Lecture
Helen Fry and Iain MacGregor
Tuesday 17.02.2026
Helen Fry and Iain MacGregor
In Conversation on ‘Checkpoint Charlie’
Tuesday 17.02.2026
How to watch
This lecture starts on 17 February at 7:00pm (UK).
Summary
Helen Fry is in conversation with historian Iain MacGregor about his groundbreaking research on the history of Checkpoint Charlie, the legendary and most important military gate on the border of East and West Berlin, and where the United States and its Allies confronted Soviet Russia in the Cold War. Topics covered include the CIA, MI6, and Stasi operatives who oversaw secret operations across its border, and the politicians whose ambitions shaped this historical location.
Helen Fry
Helen Fry has authored and edited over 25 books covering the social history of the Second World War, including British Intelligence and the secret war, espionage, and spies, as well as MI9 escape and evasion.

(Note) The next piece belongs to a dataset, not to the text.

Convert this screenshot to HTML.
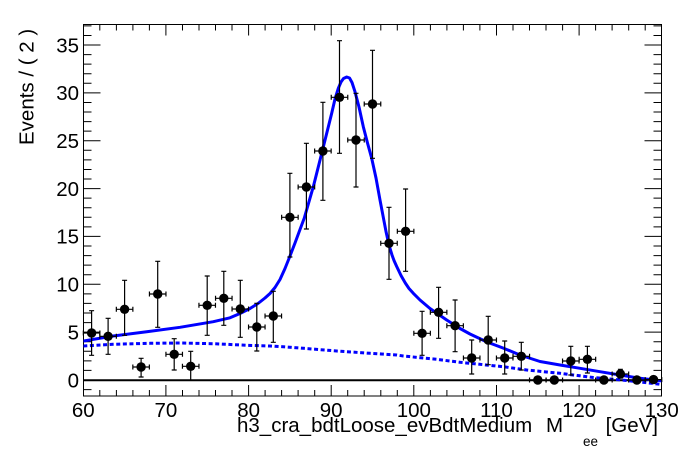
<!DOCTYPE html>
<html><head><meta charset="utf-8"><style>
html,body{margin:0;padding:0;background:#fff;}
svg{display:block;}
text{font-family:"Liberation Sans",Arial,sans-serif;fill:#000;}
</style></head><body>
<svg width="696" height="472" viewBox="0 0 696 472" xmlns="http://www.w3.org/2000/svg">
<defs>
<clipPath id="cp"><rect x="83.5" y="24.5" width="578" height="371.5"/></clipPath>
<g id="h"><path d="M-8.26 0H8.26M-8.26 -2.5v5M8.26 -2.5v5" stroke="#000" stroke-width="1.2" fill="none"/><circle r="4.7" fill="#000"/></g>
</defs>
<rect width="696" height="472" fill="#fff"/>
<rect x="83.5" y="24.5" width="578" height="371.5" fill="none" stroke="#000" stroke-width="1"/>
<path stroke="#000" stroke-width="1" fill="none" d="
M83.5 389.57h8 M83.5 380h17 M83.5 370.43h8 M83.5 360.86h8 M83.5 351.29h8 M83.5 341.72h8 M83.5 332.15h17 M83.5 322.57h8 M83.5 313h8 M83.5 303.43h8 M83.5 293.86h8 M83.5 284.29h17 M83.5 274.72h8 M83.5 265.15h8 M83.5 255.58h8 M83.5 246h8 M83.5 236.43h17 M83.5 226.86h8 M83.5 217.29h8 M83.5 207.72h8 M83.5 198.15h8 M83.5 188.58h17 M83.5 179h8 M83.5 169.44h8 M83.5 159.87h8 M83.5 150.3h8 M83.5 140.73h17 M83.5 131.15h8 M83.5 121.58h8 M83.5 112.01h8 M83.5 102.44h8 M83.5 92.87h17 M83.5 83.3h8 M83.5 73.73h8 M83.5 64.16h8 M83.5 54.59h8 M83.5 45.02h17 M83.5 35.44h8 M83.5 25.87h8
M661.5 389.57h-8 M661.5 380h-17 M661.5 370.43h-8 M661.5 360.86h-8 M661.5 351.29h-8 M661.5 341.72h-8 M661.5 332.15h-17 M661.5 322.57h-8 M661.5 313h-8 M661.5 303.43h-8 M661.5 293.86h-8 M661.5 284.29h-17 M661.5 274.72h-8 M661.5 265.15h-8 M661.5 255.58h-8 M661.5 246h-8 M661.5 236.43h-17 M661.5 226.86h-8 M661.5 217.29h-8 M661.5 207.72h-8 M661.5 198.15h-8 M661.5 188.58h-17 M661.5 179h-8 M661.5 169.44h-8 M661.5 159.87h-8 M661.5 150.3h-8 M661.5 140.73h-17 M661.5 131.15h-8 M661.5 121.58h-8 M661.5 112.01h-8 M661.5 102.44h-8 M661.5 92.87h-17 M661.5 83.3h-8 M661.5 73.73h-8 M661.5 64.16h-8 M661.5 54.59h-8 M661.5 45.02h-17 M661.5 35.44h-8 M661.5 25.87h-8
"/>
<path stroke="#000" stroke-width="1" fill="none" d="
M83.5 396v-11 M99.8 396v-6 M116.4 396v-6 M132.9 396v-6 M149.4 396v-6 M165.9 396v-11 M182.5 396v-6 M199 396v-6 M215.5 396v-6 M232 396v-6 M248.6 396v-11 M265.1 396v-6 M281.6 396v-6 M298.1 396v-6 M314.7 396v-6 M331.2 396v-11 M347.7 396v-6 M364.2 396v-6 M380.8 396v-6 M397.3 396v-6 M413.8 396v-11 M430.4 396v-6 M446.9 396v-6 M463.4 396v-6 M479.9 396v-6 M496.5 396v-11 M513 396v-6 M529.5 396v-6 M546 396v-6 M562.6 396v-6 M579.1 396v-11 M595.6 396v-6 M612.1 396v-6 M628.7 396v-6 M645.2 396v-6
M83.5 24.5v11 M99.8 24.5v6 M116.4 24.5v6 M132.9 24.5v6 M149.4 24.5v6 M165.9 24.5v11 M182.5 24.5v6 M199 24.5v6 M215.5 24.5v6 M232 24.5v6 M248.6 24.5v11 M265.1 24.5v6 M281.6 24.5v6 M298.1 24.5v6 M314.7 24.5v6 M331.2 24.5v11 M347.7 24.5v6 M364.2 24.5v6 M380.8 24.5v6 M397.3 24.5v6 M413.8 24.5v11 M430.4 24.5v6 M446.9 24.5v6 M463.4 24.5v6 M479.9 24.5v6 M496.5 24.5v11 M513 24.5v6 M529.5 24.5v6 M546 24.5v6 M562.6 24.5v6 M579.1 24.5v11 M595.6 24.5v6 M612.1 24.5v6 M628.7 24.5v6 M645.2 24.5v6
"/>
<g font-size="20.5" text-anchor="end">
<text x="79" y="387.3">0</text>
<text x="79" y="339.5">5</text>
<text x="79" y="291.6">10</text>
<text x="79" y="243.7">15</text>
<text x="79" y="195.9">20</text>
<text x="79" y="148">25</text>
<text x="79" y="100.2">30</text>
<text x="79" y="52.3">35</text>
</g>
<g font-size="20.5" text-anchor="middle">
<text x="83.3" y="417">60</text>
<text x="165.9" y="417">70</text>
<text x="248.6" y="417">80</text>
<text x="331.2" y="417">90</text>
<text x="413.8" y="417">100</text>
<text x="496.5" y="417">110</text>
<text x="579.1" y="417">120</text>
<text x="661.7" y="417">130</text>
</g>
<text x="237" y="432" font-size="20.5">h3_cra_bdtLoose_evBdtMedium</text>
<text x="546" y="432" font-size="20.5">M</text>
<text x="583" y="446" font-size="13.5">ee</text>
<text x="658" y="432" font-size="20.5" text-anchor="end">[GeV]</text>
<text transform="translate(33.5,145) rotate(-90)" font-size="20.5">Events / ( 2 )</text>
<line x1="83.5" y1="380.2" x2="661.5" y2="380.2" stroke="#000" stroke-width="2"/>
<g clip-path="url(#cp)">
<polyline fill="none" stroke="#0000ff" stroke-width="3" stroke-dasharray="4 2.6" points="83.3,346 113,344.3 150,343.3 180,343 213,343.7 246.7,345.3 270,346 286.7,347 303.3,348.3 336.7,351 370,353.3 396.7,355 403.3,356 436.7,359.3 460,362.3 470,363.3 493.3,365.7 503.3,366.7 526.7,370 560,373.3 593.3,377.5 626.7,380.5 645,382.5 663,384.6"/>
<polyline fill="none" stroke="#0000ff" stroke-width="3" stroke-linejoin="round" points="83.3,341 113.3,336 146.7,331.7 180,327.3 213.3,321.7 230,317.8 240,313.5 250,308.5 258,303.5 265,298 270,293.5 275,287.5 280,279.5 285,268.5 290,256 295,243 300,229.5 304.3,218 313.3,186.7 322.3,151 331.7,113.3 335,99 338.3,88.3 341,82 343.5,78.5 346.7,77 349.5,78 352,82.5 355,91.7 359,107 363.3,126.7 367.5,143 371.7,158.3 376,178 380,200 384,221 386,231.5 388,240.5 390,248.5 392,255 394,260.5 396.7,266.5 401,275.5 405.3,283 409,288.5 413.3,293.3 420,300 430,308.5 446.7,320 460,328.5 470,334 487,342 503,348 520,355 540,361.5 560,365 580,368.3 600,371.7 620,375 640,378.3 663,381"/>
</g>
<path stroke="#000" stroke-width="1.2" fill="none" d="
M91.6 310.7V355.3M89.1 310.7h5M89.1 355.3h5
M108.1 318.3V354.3M105.6 318.3h5M105.6 354.3h5
M124.6 280.3V335.3M122.1 280.3h5M122.1 335.3h5
M141.1 358.3V377M138.6 358.3h5M138.6 377h5
M157.7 261.3V327.3M155.2 261.3h5M155.2 327.3h5
M174.2 338.7V370M171.7 338.7h5M171.7 370h5
M190.7 351.3V380M188.2 351.3h5
M207.2 276V335.3M204.7 276h5M204.7 335.3h5
M223.8 271.3V325.3M221.3 271.3h5M221.3 325.3h5
M240.3 280.3V337.3M237.8 280.3h5M237.8 337.3h5
M256.8 303.3V351M254.3 303.3h5M254.3 351h5
M273.3 291.3V342.3M270.8 291.3h5M270.8 342.3h5
M289.9 173.3V257M287.4 173.3h5M287.4 257h5
M306.4 143.3V229M303.9 143.3h5M303.9 229h5
M322.9 102.3V200.3M320.4 102.3h5M320.4 200.3h5
M339.5 40.7V153.3M337 40.7h5M337 153.3h5
M356 93.3V187M353.5 93.3h5M353.5 187h5
M372.5 50.3V158.3M370 50.3h5M370 158.3h5
M389 207.3V279.3M386.5 207.3h5M386.5 279.3h5
M405.6 189V271.3M403.1 189h5M403.1 271.3h5
M422.1 311.3V355.3M419.6 311.3h5M419.6 355.3h5
M438.6 287.3V338.3M436.1 287.3h5M436.1 338.3h5
M455.1 300V351.7M452.6 300h5M452.6 351.7h5
M471.7 340V374M469.2 340h5M469.2 374h5
M488.2 316.3V364.7M485.7 316.3h5M485.7 364.7h5
M504.7 341V374M502.2 341h5M502.2 374h5
M521.3 342.3V370M518.8 342.3h5M518.8 370h5
M570.8 346.3V375M568.3 346.3h5M568.3 375h5
M587.4 346.3V373M584.9 346.3h5M584.9 373h5
M620.4 369.3V378M617.9 369.3h5M617.9 378h5
"/>
<use href="#h" x="91.6" y="333"/>
<use href="#h" x="108.1" y="336.3"/>
<use href="#h" x="124.6" y="309.3"/>
<use href="#h" x="141.1" y="367"/>
<use href="#h" x="157.7" y="294"/>
<use href="#h" x="174.2" y="354.3"/>
<use href="#h" x="190.7" y="366.3"/>
<use href="#h" x="207.2" y="305.3"/>
<use href="#h" x="223.8" y="298.3"/>
<use href="#h" x="240.3" y="309"/>
<use href="#h" x="256.8" y="327"/>
<use href="#h" x="273.3" y="316"/>
<use href="#h" x="289.9" y="217.3"/>
<use href="#h" x="306.4" y="187"/>
<use href="#h" x="322.9" y="151"/>
<use href="#h" x="339.5" y="97.3"/>
<use href="#h" x="356" y="140"/>
<use href="#h" x="372.5" y="104"/>
<use href="#h" x="389" y="243.3"/>
<use href="#h" x="405.6" y="231.3"/>
<use href="#h" x="422.1" y="333.3"/>
<use href="#h" x="438.6" y="312.3"/>
<use href="#h" x="455.1" y="325.7"/>
<use href="#h" x="471.7" y="358"/>
<use href="#h" x="488.2" y="340"/>
<use href="#h" x="504.7" y="358"/>
<use href="#h" x="521.3" y="356.3"/>
<use href="#h" x="537.8" y="380"/>
<use href="#h" x="554.3" y="380"/>
<use href="#h" x="570.8" y="361"/>
<use href="#h" x="587.4" y="359.3"/>
<use href="#h" x="603.9" y="380"/>
<use href="#h" x="620.4" y="374"/>
<use href="#h" x="636.9" y="380"/>
<use href="#h" x="653.5" y="379.6"/>
</svg>
</body></html>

She is the foremost authority on the “secret listeners” who worked at special eavesdropping sites operated by British Intelligence during WWII. Helen is the official biographer of MI6 spymaster, Colonel Thomas Joseph Kendrick. She has also extensively written about the 10,000 Germans who fought for Britain during WWII. Helen has appeared in a number of documentaries and has provided advisory services for TV and drama. She also appears regularly in media interviews and podcasts. Helen is an ambassador for the National Centre for Military Intelligence (NCMI) and serves as a trustee of both the Friends of the Intelligence Corps Museum and the Medmenham Collection. She works in London.
Iain MacGregor
Iain is a successful editor of nonfiction for major publishing houses, working with talented and bestselling historians such as Michael Wood, Simon Schama, William Taubman, Alice Roberts, and John Nichol—as well as publishing tie-ins with archives and podcasts such as the Imperial War Museum and R4’s In Our Time series with Melvyn Bragg. He is also a writer and public speaker on modern history, with pieces in the Guardian, BBC History Magazine, the Spectator, and the Washington Post. He is a Fellow of the Royal Historical Society. He lives with his family in London.